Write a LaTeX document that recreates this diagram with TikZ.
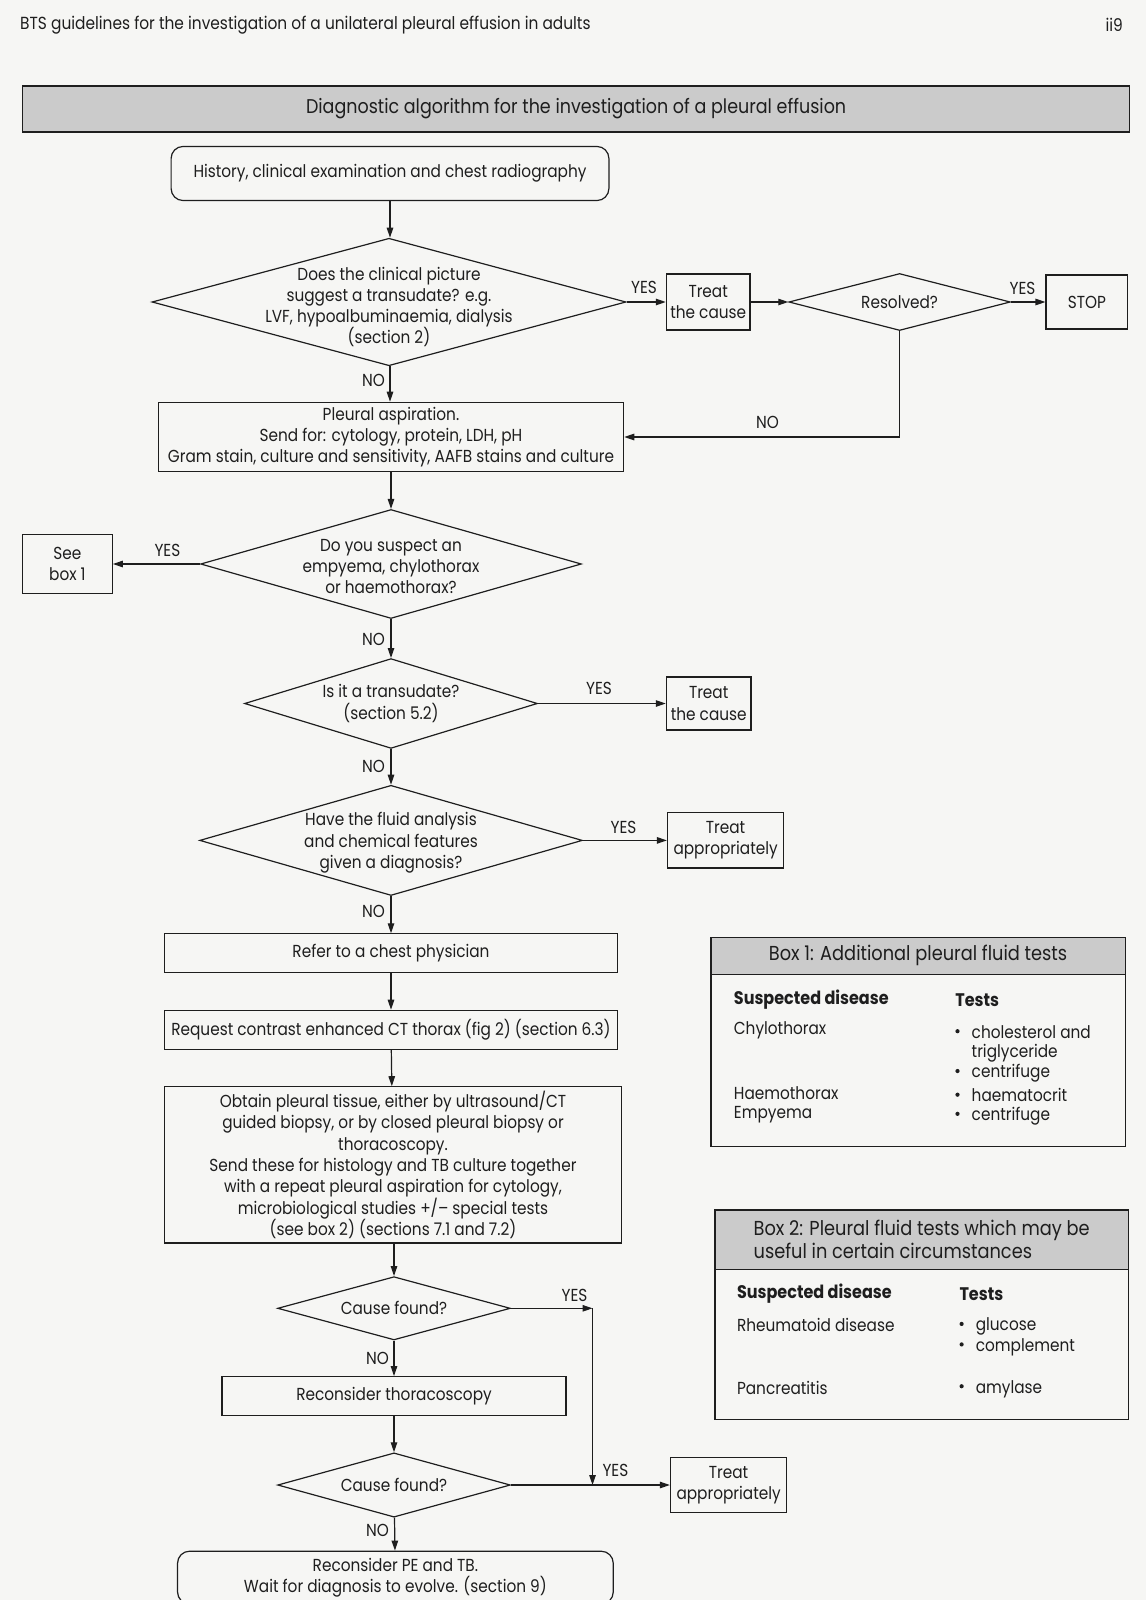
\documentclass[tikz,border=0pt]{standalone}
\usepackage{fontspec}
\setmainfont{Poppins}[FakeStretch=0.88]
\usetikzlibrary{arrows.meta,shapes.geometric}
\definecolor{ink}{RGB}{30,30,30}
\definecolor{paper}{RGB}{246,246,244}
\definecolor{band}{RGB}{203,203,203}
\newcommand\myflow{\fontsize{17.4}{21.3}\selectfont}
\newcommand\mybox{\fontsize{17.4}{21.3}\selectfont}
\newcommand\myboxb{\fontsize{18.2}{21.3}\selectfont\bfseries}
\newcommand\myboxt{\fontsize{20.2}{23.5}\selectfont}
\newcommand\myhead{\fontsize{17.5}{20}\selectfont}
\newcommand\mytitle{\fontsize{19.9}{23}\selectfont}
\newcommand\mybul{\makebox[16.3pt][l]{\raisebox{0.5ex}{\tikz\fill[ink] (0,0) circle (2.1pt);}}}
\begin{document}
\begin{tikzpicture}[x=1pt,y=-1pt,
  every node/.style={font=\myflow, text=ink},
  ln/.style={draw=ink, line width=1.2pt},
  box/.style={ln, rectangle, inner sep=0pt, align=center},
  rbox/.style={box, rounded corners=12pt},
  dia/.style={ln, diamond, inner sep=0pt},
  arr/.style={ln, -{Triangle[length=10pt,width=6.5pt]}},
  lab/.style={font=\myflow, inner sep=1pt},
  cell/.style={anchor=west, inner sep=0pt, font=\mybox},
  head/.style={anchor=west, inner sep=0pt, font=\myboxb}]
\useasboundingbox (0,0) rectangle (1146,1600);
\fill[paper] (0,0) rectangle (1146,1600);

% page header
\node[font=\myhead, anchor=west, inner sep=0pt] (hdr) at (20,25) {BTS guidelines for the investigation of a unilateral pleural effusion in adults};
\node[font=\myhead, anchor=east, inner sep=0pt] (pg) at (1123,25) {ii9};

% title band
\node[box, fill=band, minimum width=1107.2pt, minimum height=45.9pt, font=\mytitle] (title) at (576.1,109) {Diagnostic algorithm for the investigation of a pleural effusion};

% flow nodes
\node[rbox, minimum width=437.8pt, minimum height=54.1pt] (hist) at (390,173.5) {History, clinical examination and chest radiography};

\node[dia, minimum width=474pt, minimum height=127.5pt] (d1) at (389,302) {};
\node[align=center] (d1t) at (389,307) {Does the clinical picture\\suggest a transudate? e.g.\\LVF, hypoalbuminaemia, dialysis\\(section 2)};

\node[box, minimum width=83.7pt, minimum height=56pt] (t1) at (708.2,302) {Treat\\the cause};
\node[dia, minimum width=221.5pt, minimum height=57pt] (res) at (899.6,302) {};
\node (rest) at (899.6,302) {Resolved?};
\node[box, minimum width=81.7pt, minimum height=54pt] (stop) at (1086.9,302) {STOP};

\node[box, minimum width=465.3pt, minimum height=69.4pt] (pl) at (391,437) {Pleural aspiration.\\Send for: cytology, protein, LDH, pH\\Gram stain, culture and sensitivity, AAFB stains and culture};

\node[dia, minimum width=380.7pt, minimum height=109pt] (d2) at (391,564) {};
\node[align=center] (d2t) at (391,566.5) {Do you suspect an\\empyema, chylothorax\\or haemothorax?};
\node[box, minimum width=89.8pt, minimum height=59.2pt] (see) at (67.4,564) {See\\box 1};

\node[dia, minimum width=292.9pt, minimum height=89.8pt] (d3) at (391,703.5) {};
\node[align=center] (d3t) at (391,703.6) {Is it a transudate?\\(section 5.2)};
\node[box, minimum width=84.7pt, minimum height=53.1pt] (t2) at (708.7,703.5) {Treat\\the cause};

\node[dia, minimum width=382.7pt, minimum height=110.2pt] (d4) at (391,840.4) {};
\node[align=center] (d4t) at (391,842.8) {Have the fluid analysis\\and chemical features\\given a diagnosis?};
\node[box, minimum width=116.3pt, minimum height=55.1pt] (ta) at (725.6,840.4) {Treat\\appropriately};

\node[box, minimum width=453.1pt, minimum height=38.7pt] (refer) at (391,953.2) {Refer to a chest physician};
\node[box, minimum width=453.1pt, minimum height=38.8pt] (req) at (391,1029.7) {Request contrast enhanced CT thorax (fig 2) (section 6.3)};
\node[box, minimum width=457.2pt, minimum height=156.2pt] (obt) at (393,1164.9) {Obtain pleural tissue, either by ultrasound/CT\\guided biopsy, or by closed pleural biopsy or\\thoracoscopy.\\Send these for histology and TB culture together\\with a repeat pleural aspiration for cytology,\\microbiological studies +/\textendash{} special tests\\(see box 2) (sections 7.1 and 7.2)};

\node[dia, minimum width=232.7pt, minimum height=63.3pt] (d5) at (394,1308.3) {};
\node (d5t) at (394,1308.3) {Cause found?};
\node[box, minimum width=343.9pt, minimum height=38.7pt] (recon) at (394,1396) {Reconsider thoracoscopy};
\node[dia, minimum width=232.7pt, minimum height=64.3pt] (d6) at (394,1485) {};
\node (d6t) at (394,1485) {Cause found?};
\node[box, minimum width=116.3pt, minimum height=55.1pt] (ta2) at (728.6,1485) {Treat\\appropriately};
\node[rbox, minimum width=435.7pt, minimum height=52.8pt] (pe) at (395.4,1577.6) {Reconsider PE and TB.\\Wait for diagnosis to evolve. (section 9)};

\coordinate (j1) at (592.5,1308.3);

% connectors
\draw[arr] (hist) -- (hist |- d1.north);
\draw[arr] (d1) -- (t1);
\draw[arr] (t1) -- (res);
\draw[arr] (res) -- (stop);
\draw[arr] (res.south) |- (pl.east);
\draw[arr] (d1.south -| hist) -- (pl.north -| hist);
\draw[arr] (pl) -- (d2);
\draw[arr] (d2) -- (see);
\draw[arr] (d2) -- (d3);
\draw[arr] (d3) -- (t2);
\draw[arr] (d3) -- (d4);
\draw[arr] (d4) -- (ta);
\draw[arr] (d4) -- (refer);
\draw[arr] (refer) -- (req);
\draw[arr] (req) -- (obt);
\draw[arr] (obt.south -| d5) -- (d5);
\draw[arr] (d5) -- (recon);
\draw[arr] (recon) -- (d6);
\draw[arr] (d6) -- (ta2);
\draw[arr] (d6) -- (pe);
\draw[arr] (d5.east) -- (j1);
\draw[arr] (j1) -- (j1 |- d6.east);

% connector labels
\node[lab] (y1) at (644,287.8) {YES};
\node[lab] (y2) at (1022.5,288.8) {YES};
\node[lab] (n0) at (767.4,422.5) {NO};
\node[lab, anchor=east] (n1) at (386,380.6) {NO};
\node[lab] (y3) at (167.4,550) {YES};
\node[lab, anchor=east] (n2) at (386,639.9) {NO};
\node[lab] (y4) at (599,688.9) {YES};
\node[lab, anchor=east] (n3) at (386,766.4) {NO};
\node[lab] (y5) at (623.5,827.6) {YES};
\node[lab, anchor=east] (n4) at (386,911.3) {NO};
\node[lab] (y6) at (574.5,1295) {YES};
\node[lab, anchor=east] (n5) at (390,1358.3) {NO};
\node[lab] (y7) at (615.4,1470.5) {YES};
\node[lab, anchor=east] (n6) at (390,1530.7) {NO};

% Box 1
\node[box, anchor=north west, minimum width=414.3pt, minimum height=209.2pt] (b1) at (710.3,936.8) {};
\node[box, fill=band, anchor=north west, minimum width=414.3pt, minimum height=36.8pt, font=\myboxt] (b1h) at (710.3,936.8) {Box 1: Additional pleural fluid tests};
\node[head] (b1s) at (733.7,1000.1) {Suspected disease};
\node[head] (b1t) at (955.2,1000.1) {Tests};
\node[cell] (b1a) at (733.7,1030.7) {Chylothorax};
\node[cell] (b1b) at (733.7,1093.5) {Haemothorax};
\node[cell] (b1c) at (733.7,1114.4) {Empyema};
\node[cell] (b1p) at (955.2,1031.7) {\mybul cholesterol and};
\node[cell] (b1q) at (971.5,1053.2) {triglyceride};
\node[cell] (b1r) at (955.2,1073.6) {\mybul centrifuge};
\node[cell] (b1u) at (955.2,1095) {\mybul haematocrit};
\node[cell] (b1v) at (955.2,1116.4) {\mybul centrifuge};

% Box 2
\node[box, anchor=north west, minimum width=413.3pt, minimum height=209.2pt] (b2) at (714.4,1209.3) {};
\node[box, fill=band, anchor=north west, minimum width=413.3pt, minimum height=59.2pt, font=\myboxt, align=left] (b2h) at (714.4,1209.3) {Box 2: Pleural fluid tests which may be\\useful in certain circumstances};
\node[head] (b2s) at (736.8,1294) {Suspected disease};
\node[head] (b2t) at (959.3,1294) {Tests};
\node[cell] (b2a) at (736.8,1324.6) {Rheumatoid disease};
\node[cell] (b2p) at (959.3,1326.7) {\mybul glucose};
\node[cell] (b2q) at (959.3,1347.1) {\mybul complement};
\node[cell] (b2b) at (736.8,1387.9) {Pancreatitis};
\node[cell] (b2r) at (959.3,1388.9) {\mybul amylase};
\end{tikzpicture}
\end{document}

________

YOUR INSTRUCTIONS: From the listing, copy each line containing the word "with".

ANSWER FOR THE TASK:
Write a LaTeX document that recreates this diagram with TikZ.
\node[box, minimum width=457.2pt, minimum height=156.2pt] (obt) at (393,1164.9) {Obtain pleural tissue, either by ultrasound/CT\\guided biopsy, or by closed pleural biopsy or\\thoracoscopy.\\Send these for histology and TB culture together\\with a repeat pleural aspiration for cytology,\\microbiological studies +/\textendash{} special tests\\(see box 2) (sections 7.1 and 7.2)};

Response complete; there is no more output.